Repetition ist total langweilig

Die Übungen mögen im Laufe des Trainings durch den systematischen Aufbau eine ähnliche Struktur erhalten, jedoch wird die Vielfältigkeit nicht durch eine interessante Game-Struktur erzeugt, sondern durch die Art und Weise, wie die Teilnehmenden die Beziehung und den unvermeidlichen Konflikt durchleben. Hierbei entscheidet das Commitment des Einzelnen über die Qualität der Übung oder Szene.

Es geht immer nur um Konflikt

Genau wie im Leben dreht sich auch im Schauspiel alles um Konflikte. Auch wenn wir sie im echten Leben oft vermeiden wollen, sind sie elementar für das Leben auf der Bühne. Drama ist Konflikt ist Drama. Selbst in der Comedy geht es um tiefe innere Konflikte, die lediglich auf harmloser Ebene verarbeitet werden, um den Gesetzen der Comedy gerecht zu werden. Ironie ist eine Möglichkeit, mit inneren Konflikten umzugehen und sie unserer Seele schmackhaft zu machen. Schauspiel legt den Fokus wie keine andere Disziplin auf Konflikte und menschliche Abgründe. Meisner bietet eine ideale Chance, diese Konflikte authentisch zu durchleben.
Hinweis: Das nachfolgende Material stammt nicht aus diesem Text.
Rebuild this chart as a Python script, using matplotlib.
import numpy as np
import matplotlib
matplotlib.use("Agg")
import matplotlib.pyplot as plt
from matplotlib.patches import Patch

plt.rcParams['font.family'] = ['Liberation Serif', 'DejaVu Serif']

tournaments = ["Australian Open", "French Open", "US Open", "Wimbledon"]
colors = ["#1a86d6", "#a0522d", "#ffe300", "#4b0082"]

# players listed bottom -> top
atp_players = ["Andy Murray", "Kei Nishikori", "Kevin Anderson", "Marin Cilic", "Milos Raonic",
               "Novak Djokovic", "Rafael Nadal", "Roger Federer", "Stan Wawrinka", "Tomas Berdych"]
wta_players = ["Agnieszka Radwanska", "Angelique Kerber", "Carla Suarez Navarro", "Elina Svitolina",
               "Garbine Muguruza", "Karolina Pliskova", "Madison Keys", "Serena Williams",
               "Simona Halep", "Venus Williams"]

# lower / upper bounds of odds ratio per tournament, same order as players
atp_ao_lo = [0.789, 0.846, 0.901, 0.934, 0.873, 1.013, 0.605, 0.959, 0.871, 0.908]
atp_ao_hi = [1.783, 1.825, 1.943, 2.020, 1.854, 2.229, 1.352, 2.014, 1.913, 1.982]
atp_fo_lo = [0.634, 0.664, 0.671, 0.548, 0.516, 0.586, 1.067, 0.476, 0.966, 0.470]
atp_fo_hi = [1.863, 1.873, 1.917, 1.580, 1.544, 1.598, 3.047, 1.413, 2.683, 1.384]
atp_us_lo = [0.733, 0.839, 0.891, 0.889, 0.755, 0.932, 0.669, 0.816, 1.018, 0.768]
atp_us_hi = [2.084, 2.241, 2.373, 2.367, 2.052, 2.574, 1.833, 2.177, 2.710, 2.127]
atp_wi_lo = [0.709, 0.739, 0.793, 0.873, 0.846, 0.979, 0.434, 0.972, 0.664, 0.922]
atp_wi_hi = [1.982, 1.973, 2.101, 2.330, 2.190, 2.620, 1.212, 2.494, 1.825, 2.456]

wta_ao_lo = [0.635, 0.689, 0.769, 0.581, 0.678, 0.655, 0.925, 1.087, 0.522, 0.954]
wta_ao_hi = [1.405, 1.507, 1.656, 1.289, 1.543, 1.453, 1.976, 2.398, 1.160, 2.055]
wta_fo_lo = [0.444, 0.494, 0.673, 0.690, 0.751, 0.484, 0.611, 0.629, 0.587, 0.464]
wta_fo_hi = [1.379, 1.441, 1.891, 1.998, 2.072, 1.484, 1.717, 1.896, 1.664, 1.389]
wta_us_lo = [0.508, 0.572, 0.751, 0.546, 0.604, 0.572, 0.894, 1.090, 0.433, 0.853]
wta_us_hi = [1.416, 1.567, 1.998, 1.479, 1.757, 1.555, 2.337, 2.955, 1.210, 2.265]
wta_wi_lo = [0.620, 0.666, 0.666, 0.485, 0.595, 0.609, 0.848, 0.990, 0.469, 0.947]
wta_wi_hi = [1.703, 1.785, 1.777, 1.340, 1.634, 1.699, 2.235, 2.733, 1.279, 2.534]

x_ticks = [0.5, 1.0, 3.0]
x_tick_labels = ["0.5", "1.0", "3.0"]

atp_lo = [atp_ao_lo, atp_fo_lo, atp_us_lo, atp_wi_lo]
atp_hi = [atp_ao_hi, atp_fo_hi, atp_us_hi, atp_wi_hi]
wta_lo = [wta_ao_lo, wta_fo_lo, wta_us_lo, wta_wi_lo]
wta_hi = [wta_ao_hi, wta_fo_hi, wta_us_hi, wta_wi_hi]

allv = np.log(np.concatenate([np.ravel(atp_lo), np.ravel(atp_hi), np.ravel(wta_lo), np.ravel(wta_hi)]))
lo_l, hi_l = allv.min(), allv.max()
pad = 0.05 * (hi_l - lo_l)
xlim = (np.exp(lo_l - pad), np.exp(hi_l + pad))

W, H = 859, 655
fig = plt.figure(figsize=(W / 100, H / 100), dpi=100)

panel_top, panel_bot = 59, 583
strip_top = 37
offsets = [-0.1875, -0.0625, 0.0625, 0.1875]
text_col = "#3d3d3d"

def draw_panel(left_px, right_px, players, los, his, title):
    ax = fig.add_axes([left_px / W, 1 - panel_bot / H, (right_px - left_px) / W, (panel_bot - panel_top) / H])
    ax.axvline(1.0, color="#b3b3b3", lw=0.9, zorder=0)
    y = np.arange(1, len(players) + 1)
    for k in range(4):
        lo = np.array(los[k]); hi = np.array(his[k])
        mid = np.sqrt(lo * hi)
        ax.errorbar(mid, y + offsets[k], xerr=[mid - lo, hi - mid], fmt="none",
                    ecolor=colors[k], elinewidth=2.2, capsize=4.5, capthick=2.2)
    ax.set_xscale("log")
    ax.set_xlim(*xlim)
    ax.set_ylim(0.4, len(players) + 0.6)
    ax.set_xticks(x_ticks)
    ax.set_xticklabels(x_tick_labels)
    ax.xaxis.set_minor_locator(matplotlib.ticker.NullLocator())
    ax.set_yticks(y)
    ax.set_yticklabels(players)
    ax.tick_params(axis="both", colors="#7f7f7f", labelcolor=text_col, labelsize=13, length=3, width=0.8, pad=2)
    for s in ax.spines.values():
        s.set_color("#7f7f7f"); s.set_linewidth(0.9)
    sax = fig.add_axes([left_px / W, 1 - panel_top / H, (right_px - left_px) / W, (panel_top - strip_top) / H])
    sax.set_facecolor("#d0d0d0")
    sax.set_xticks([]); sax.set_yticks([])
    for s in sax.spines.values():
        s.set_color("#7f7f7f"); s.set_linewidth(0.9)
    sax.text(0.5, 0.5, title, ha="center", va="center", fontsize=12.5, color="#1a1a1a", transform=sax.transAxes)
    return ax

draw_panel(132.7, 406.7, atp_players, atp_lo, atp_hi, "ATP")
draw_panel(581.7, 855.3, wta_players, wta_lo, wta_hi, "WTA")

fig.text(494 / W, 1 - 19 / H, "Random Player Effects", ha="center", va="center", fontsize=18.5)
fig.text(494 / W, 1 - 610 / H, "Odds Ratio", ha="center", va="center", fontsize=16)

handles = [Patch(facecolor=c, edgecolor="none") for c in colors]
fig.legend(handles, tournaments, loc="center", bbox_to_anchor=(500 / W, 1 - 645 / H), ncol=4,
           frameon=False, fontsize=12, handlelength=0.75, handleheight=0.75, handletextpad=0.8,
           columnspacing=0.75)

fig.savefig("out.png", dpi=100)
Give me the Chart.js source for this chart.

Irgendwie ist jede Übung gleich und voller „Pathos“

Pathos entsteht durch übertriebene Vermittlung von zwischenmenschlicher Tiefe, die nur vorgetäuscht und nicht authentisch erlebt wird. Wenn jedoch alle Beteiligten mit vollem Commitment handeln und sich der Übung hingeben, tritt das Pathos in den Hintergrund. Es ist ohnehin ohne künstlerischen Wert. Meisners Übungen fördern die Kommunikation auf Basis von Beobachtungen und Impulsen. Es handelt sich um eine unmittelbare Auseinandersetzung mit dem Gegenüber, fördert die Fähigkeit, Konflikte auszuleben und Beziehungsstrukturen authentisch zu erkennen. Ein Workshop-Teilnehmer namens Paul Ziehmer hat dies treffend beschrieben, indem er nach einer sehr intensiven Übung sagte: „Genauso haben sich meine Eltern immer gestritten.“ Dies verdeutlicht das authentische Streben nach menschlichen Beziehungen, das die Meisner-Technik anstrebt.